Baru’s work tends towards the nostalgic and he grew up at a time in France when Rockabilly was making a big impact on the culture, shattering eardrums and domestic bliss, alike, as teenagers turned to black leather, slicked hair, and Coca-Cola.

Several days before the festival, small speakers began to appear on telephone poles throughout town so that during the festival, the tinny twang of Jerry Lee Lewis and Carl Perkins floated above the din of the comics-drunk attendees. It was weird to walk across the footbridge to the Musée de Bande Dessinée as Elvis wailed “Mystery Train”, but somehow entirely appropriate. Surrealism began in la belle France, oui?

I arrived at the Musée (what we in the U.S. call a “Bookstore and Café”) just as the dapper French cartoonist, Lewis Trondheim and his wife, the extraordinary colorist, Brigitte Findakly, appeared. Monsieur Trondheim makes it a policy not to sell his original work but the Musée really likes to have examples of work by all of the major cartoonists, and Trondheim is major. So they have come up with a very clever solution.

Each year Trondheim appears at the Musée with 10 pieces of art that he exchanges for the 10 pieces of art that he left there the year before. The Musée is kept well stocked with Trondheim originals and Trondheim does not sacrifice his originals and is granted visiting privileges. As an American, I found all of this kind of shocking. I mean, what’s the point if no cold hard cash exchanges hands?!


(Lewis Trondheim, Jean-Pierre Mercier, Brigitte Trondheim, Joe Buttinski)


(Trondheim signs contract while Mercier looks on.)
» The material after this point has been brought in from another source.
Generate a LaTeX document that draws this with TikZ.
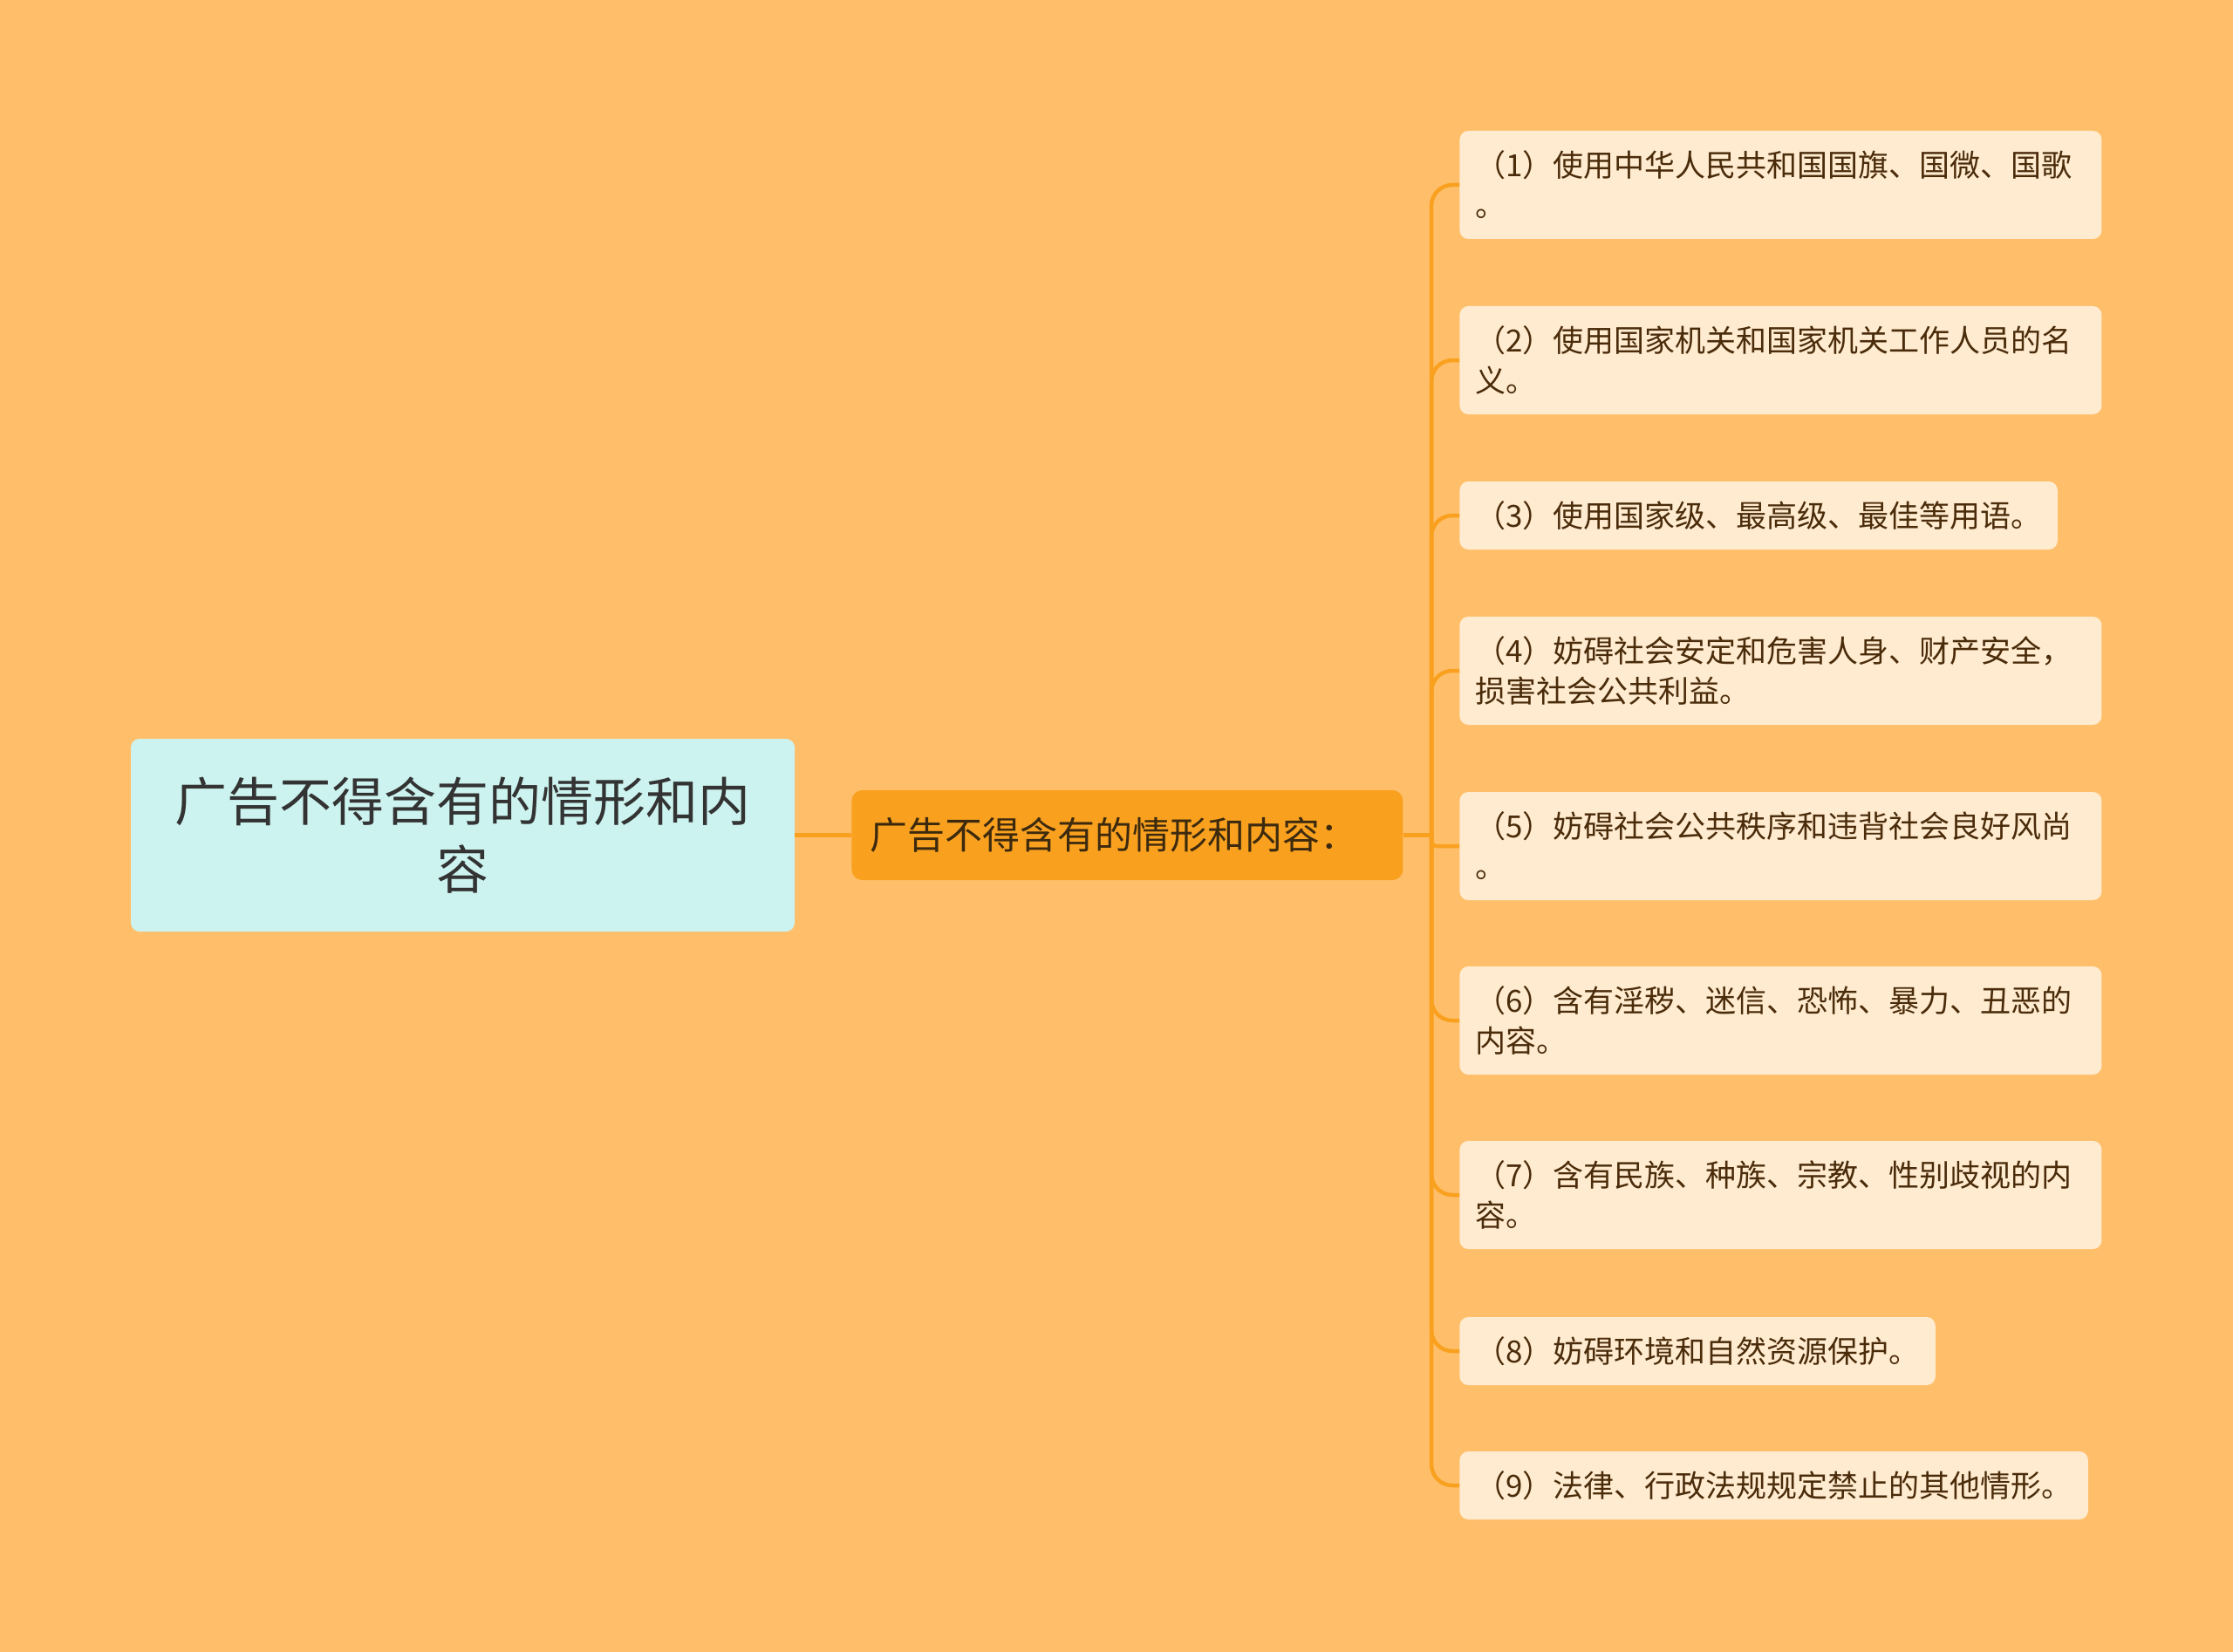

It was really nothing for Jean-Pierre Mercier, the affable "Scientific Advisor" of the Musée de Bande Dessinée to invite me to view the extensive archives of the global collection of comic art throughout the ages. He, after all had the keys. For me, however, entering the triple-hermetically sealed vault required fingerprinting, a retinal scan, and the deposit of a vial of blood.

Unlike our primitive government, the French legislature actually supports and funds the arts including, evidently, this comic’s museum and the festival itself. They dump money at culture the way the United States government supports and funds the spawning of corn and weapons of mass destruction. Although the French have a couple of hundred years on us, there is still time to catch up…but first we must all start smoking again.

The Musée’s archive is lined with walls of flat files bulging with comic art originals and related ephemera.



I drew up a wish list of work I was interested in viewing and Jean-Pierre made good. He is genuinely knowledgeable and enthusiastic about the work. In addition to Americans, including Herriman, Opper, Bushmiller, Gould all the way up to Ware, I was treated to some fine selections from a collection that is naturally Franco-centric.


(Jean-Pierre flips through hundreds of Calvo originals)
(A cool li'l Calvo 'Exquisite Corpse' type booklet)


The museum has a staggering collection by Calvo whose career only spanned 20 serious years during which he produced an astonishing amount of very detailed work and at least one masterpiece, “The Beast Is Dead” (if you are unaware of Calvo, Google-image him right now, I’ll wait.) According to Jean-Pierre, before she died, Calvo’s daughter reported that she had only one clear memory of her father: hunched over the drawing board.

But the object that Jean-Pierre is most excited about these days is a new acquisition, a small hand-made journal by one of the most prolific of all French cartoonists; Cham (he completed over 18,000 pages in his lifetime). This booklet is the mythical travel journal of a mythical explorer. It is a beautiful object and it fits in the palm of one’s hand…I know.

Upon leaving, they gave me back my test-tube of blood, but stripped searched me anyway. Please address all correspondence to the Angouleme Penitentiary, cell #313.